While he is looking forward to Christmas with his family, Arbour’s mind is still with the troops.

“I can’t help but think about everybody that’s over there,” Arbour said. “But you have to be with family and pretty soon all those guys will be home soon too.”

Bill Ross

Chief Master Sgt. Bill Ross, postmaster for Casco Post Office, was a member of the 265th combat communications division of the Maine Air National Guard that deployed to Kuwait to establish communications before the war.

In addition to creating communications for combat operations, he set up a computer network of the soldiers in Kuwait to keep in contact with loved ones in the United States. In the beginning of the war, soldiers had to be careful what information they passed along the digital wire. At that time, the military was gearing up for the war and prepared for a chemical attack at any time.

“Since the first Gulf war, the biggest fear was the fear of the unknown,” Ross said. “We didn’t know what they had for weapons of mass destruction.”

As a communications sergeant, Ross had the luxury of keeping contact through Web cameras and ready access to telephone. One of the hardest things for Ross was missing his youngest daughter’s graduation, though he did get to see the pictures online.

He is also thankful for the care packages and gifts from the community sent to him while in Iraq. Especially baby wipes because of the dry desert heat and “showers few and far between.”

One organization that aims to keep soldiers connected to their families is Operation Homelink. They are responsible for distributing hundreds of Internet-ready computers, donated by corporations, to military families with loved ones about to deploy.

“It’s an all-volunteer non-profit,” said Dan Shannon, founder and president of Operation Homelink. “The single purpose is to give something back to the people in uniform.”

Thanks to the Internet age, soldiers are able to keep in touch with families members once a day opposed to once a month, Shannon said.

John LeProhon

E-mail is how Donna Lovely, Raymond’s Tax Collector, and her son John LeProhon kept in touch over the holidays last Christmas.

“He e-mailed me whenever he got a chance, which was every couple of weeks or so,” Lovely said.

The regular contact while John was overseas with the U.S. Army helped alleviate her fears, she said, and gave her son a sense of connection to home.

“For them, I think it’s mainly a want of normalcy,” Lovely said. “And when you’re in a situation like that it’s very difficult to achieve.”

Both her husband, Richard, and ex-husband, John, were in the military and missing holidays and birthdays is something you take with a grain of salt, she said.

“The holidays are the toughest times for the military families, but you kind of accept it as part of the job,” Lovely said.

Currently, John is stationed in Fort Lewis, Washington.

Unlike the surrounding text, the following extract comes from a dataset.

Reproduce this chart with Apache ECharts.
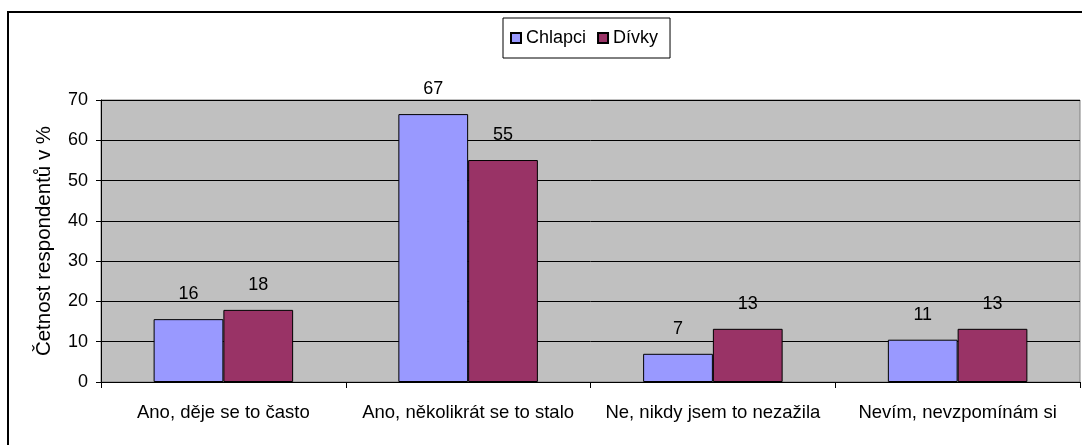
<!DOCTYPE html>
<html>
<head>
<meta charset="utf-8">
<script src="https://cdn.jsdelivr.net/npm/echarts@6/dist/echarts.min.js"></script>
<style>
html,body{margin:0;padding:0;background:#fff;}
#chart{width:1082px;height:445px;}
</style>
</head>
<body>
<div id="chart"></div>
<script>
var categories = ['Ano, děje se to často', 'Ano, několikrát se to stalo', 'Ne, nikdy jsem to nezažila', 'Nevím, nevzpomínám si'];
var chlapci = [15.6, 66.5, 7.0, 10.5];
var divky = [17.9, 55.1, 13.2, 13.2];
var yTicks = [0, 10, 20, 30, 40, 50, 60, 70];
var seriesNames = ['Chlapci', 'Dívky'];
var yTitle = 'Četnost respondentů v %';

var FONT = '"Liberation Sans", Arial, sans-serif';
var chart = echarts.init(document.getElementById('chart'), null, {renderer: 'canvas'});

function labelCfg() {
  return {
    show: true, position: 'top', distance: 16,
    color: '#000', fontFamily: FONT, fontSize: 18,
    formatter: function (p) { return Math.round(p.value); }
  };
}

chart.setOption({
  animation: false,
  backgroundColor: '#fff',
  textStyle: {fontFamily: FONT},
  graphic: [{
    type: 'rect', z: 100, silent: true,
    shape: {x: 8, y: 12, width: 1200, height: 600},
    style: {fill: 'none', stroke: '#000', lineWidth: 2}
  }],
  legend: {
    data: seriesNames,
    left: 503, top: 18,
    padding: [11, 12, 11, 7],
    itemGap: 11,
    itemWidth: 10, itemHeight: 10,
    icon: 'rect',
    backgroundColor: '#fff',
    borderColor: '#000', borderWidth: 1,
    textStyle: {color: '#000', fontFamily: FONT, fontSize: 18}
  },
  grid: {
    left: 101, right: 2, top: 100, bottom: 63,
    show: true, backgroundColor: '#C0C0C0',
    borderColor: '#808080', borderWidth: 1,
    containLabel: false
  },
  xAxis: {
    type: 'category',
    data: categories,
    axisLine: {show: true, lineStyle: {color: '#000', width: 1}},
    axisTick: {show: true, length: 6, lineStyle: {color: '#000'}},
    axisLabel: {color: '#000', fontFamily: FONT, fontSize: 18.5, margin: 21, interval: 0},
    splitLine: {show: false}
  },
  yAxis: {
    type: 'value',
    min: yTicks[0], max: yTicks[yTicks.length - 1], interval: 10,
    name: yTitle,
    nameLocation: 'middle',
    nameGap: 46,
    nameTextStyle: {color: '#000', fontFamily: FONT, fontSize: 20.5},
    axisLine: {show: true, lineStyle: {color: '#000', width: 1}},
    axisTick: {show: true, length: 5, lineStyle: {color: '#000'}},
    axisLabel: {color: '#000', fontFamily: FONT, fontSize: 18, margin: 13},
    splitLine: {show: true, lineStyle: {color: '#000', width: 1}}
  },
  series: [
    {
      name: seriesNames[0], type: 'bar', data: chlapci,
      barGap: '0%', barCategoryGap: '43%',
      itemStyle: {color: '#9999FF', borderColor: '#000', borderWidth: 1},
      label: labelCfg()
    },
    {
      name: seriesNames[1], type: 'bar', data: divky,
      barGap: '0%', barCategoryGap: '43%',
      itemStyle: {color: '#993366', borderColor: '#000', borderWidth: 1},
      label: labelCfg()
    }
  ]
});
</script>
</body>
</html>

Though he can’t be home for Christmas, Lovely is glad to have her son back in the country and prays for all the other mothers who have children in Iraq, and for those soldiers return home safely.

Sgt. Mary Reutlinger stands with her mother Katherine, left, and daughters Kassie, Morgan and husband Jeff. Reutlinger will spend Christmas with her family in Windham this year after being stationed in Iraq last December.